Qiao Hong

Personal information
- Full name: Qiao Hong
- Nationality: China
- Born: 21 November 1968 (age 57) Wuhan, Hubei, China

Sport
- Sport: Table tennis

Medal record
Women's table tennis
Representing China
Olympic Games
| Gold medal – first place | 1992 Barcelona | Doubles |
| Gold medal – first place | 1996 Atlanta | Doubles |
| Silver medal – second place | 1992 Barcelona | Singles |
| Bronze medal – third place | 1996 Atlanta | Singles |

= Qiao Hong =

Chinese table tennis player

Qiao Hong (乔红 (喬紅, Qiáo Hóng); born November 21, 1968, in Wuhan, Hubei) is a former female Chinese table tennis player.

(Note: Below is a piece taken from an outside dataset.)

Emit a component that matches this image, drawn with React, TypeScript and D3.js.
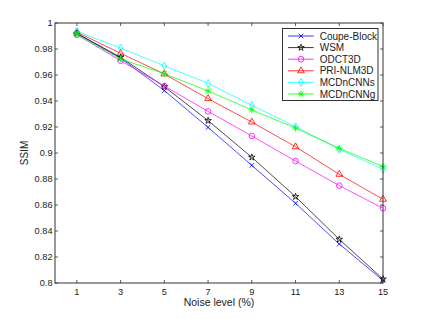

She is now the coach of the women's national table tennis team and a member of the Chinese Olympic Committee.

==Table tennis career==
She won four Olympic medals including two gold medals. Her ten World Championship medals included five gold medals.

She was ranked second by the International Table Tennis Federation (ITTF) for a long time, Qiao Hong and long-time world No. 1 Deng Yaping formed one of the most feared double combos. She joined ITTF Hall of Fame in 2005.